Basically, after the INSERT keyword follows topic map data in CTM syntax. Note that it is possible to use the CTM wildcard syntax to create new topics without giving them explicit IDs in the CTM fragment. Prefixes declared for the tolog query can also be used in the CTM fragment.

There is another more powerful form of the INSERT statement which runs a query and instantiates the CTM part once for each row in the query result. An example of this might be as follows:

Adding Wikipedia PSIs

import "http://psi.ontopia.net/tolog/string/" as str
  insert $topic $psi . from
  article-about($topic, $psi),
  str:starts-with($psi, "http://en.wikipedia.org/wiki/")

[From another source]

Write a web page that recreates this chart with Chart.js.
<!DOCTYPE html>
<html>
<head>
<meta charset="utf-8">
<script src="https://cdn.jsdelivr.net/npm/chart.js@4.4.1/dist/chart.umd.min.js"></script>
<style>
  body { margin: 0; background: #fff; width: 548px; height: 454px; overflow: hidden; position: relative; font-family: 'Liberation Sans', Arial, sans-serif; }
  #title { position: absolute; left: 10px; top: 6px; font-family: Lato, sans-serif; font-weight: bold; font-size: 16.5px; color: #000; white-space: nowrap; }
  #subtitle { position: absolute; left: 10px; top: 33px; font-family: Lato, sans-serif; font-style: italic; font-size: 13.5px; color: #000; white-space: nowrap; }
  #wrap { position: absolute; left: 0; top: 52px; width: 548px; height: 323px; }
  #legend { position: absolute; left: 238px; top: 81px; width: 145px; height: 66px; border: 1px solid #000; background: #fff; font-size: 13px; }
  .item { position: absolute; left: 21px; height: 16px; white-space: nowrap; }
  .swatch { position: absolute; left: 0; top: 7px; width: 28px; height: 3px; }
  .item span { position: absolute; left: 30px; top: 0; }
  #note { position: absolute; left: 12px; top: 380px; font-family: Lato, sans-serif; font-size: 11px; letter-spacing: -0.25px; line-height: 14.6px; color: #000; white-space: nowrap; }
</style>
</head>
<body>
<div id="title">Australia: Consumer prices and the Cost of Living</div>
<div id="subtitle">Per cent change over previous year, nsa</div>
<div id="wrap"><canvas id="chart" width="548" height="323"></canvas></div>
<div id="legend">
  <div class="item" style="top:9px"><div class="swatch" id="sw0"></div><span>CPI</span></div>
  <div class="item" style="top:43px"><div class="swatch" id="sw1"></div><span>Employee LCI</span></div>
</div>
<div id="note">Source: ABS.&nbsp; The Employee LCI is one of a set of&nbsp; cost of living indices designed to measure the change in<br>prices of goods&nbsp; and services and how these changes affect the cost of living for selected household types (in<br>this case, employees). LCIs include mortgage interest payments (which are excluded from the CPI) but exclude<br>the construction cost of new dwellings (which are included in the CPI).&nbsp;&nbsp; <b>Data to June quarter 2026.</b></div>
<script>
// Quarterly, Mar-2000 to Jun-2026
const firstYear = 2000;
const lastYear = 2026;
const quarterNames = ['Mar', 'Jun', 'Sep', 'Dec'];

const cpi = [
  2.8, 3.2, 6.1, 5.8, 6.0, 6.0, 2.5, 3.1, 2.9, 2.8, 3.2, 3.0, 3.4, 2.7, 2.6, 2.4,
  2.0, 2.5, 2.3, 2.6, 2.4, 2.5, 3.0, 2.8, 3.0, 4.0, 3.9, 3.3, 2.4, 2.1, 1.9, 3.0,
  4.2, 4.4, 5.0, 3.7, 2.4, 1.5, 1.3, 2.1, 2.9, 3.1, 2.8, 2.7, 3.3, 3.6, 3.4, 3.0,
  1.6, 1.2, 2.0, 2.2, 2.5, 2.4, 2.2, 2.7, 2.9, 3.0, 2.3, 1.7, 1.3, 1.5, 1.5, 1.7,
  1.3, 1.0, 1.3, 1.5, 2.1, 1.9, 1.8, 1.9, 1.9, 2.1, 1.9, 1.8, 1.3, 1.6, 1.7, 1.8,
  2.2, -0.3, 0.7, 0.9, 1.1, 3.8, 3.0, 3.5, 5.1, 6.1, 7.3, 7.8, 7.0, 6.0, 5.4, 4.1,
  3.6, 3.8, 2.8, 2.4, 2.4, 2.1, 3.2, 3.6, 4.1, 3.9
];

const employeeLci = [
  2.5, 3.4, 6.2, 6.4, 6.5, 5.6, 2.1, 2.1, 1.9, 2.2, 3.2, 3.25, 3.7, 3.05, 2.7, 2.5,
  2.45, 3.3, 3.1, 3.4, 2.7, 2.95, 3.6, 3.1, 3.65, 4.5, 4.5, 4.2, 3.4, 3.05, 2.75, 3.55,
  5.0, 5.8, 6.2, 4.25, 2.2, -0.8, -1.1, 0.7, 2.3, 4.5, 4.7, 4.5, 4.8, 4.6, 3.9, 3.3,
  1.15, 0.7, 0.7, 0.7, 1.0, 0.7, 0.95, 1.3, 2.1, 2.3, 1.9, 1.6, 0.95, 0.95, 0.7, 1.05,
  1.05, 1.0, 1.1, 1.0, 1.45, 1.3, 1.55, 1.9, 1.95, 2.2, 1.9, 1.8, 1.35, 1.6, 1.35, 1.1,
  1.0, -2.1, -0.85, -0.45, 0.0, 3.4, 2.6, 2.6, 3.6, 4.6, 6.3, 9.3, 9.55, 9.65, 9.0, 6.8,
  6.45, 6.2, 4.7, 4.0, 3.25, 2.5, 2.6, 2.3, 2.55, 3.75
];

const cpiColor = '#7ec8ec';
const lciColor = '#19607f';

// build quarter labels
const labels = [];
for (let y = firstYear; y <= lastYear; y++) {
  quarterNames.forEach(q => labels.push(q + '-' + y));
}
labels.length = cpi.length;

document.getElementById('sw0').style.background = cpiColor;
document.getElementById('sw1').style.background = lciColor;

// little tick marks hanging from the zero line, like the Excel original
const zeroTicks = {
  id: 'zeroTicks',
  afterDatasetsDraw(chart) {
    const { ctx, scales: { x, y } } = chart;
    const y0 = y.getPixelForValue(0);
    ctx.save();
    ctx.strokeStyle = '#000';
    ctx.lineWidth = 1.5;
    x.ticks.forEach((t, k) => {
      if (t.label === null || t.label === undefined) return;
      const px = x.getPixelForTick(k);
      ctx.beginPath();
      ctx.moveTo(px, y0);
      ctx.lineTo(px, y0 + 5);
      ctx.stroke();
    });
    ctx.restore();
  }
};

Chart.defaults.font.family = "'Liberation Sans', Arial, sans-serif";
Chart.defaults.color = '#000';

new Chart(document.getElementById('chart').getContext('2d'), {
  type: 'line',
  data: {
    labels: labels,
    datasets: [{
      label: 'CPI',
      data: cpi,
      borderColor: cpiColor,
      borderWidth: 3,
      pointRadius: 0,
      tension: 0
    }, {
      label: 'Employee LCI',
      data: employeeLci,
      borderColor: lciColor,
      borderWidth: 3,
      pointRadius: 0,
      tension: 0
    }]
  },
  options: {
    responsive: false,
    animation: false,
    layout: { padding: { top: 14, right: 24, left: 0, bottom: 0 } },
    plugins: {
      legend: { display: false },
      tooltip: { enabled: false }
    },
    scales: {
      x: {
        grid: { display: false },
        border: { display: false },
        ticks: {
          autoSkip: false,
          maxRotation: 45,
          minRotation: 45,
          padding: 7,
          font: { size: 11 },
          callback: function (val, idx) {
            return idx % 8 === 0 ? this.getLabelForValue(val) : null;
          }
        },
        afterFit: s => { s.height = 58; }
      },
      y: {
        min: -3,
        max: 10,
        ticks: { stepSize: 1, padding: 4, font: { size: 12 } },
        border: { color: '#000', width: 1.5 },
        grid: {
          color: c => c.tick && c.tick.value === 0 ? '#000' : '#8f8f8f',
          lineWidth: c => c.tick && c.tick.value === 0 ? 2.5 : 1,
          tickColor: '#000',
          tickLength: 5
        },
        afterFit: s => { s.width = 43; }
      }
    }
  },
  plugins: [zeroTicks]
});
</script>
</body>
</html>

For every article-about occurrence which references a Wikipedia article this statement adds the URI of the article as a subject identifier of the topic.

The UPDATE statement

The UPDATE statement makes it possible to change the values of some properties in the topic map. The statement has two forms, of which the simplest is this:

Simple update

update value(@2312, "Ontopia")

The above statement sets the string value of the object with ID 2312 to "Ontopia". It is also possible to run a query to find the objects to change (and their values), as follows:

Query update

update value($TN, "Ontopia") from
  topic-name(oks, $TN)

The available update functions are:

Function Parameters Meaning
value object, string Sets the string value of the object, which must be a topic name, variant name, or occurrence.
resource object, locator Sets the value of the object to the given locator (and also changes the datatype to URI), where the object must be a variant name or an occurrence.

The MERGE statement

The MERGE statement can be used to merge topics either by running a query or directly, as in the example below.

Merging two topics

merge topic1, topic2

It’s also possible to find the topics to merge by running a query, as in the following:

Merging by email

merge $T1, $T2 from
  email($T1, $EMAIL),
  email($T2, $EMAIL)

Rows where T1 and T2 refer to the same topic are ignored.

Further reading

The most detailed description of tolog can be found in tolog specification and the TMRA 2005 paper.

The Extending tolog conference paper from Extreme Markup 2003 has more background on why tolog was extended from version 0.1 to 1.0, and the design issues faced in that process.

The original paper on tolog is tolog - A topic map query language, from XML Europe 2001.

More about tolog updates can be found in the TMRA 2009 paper.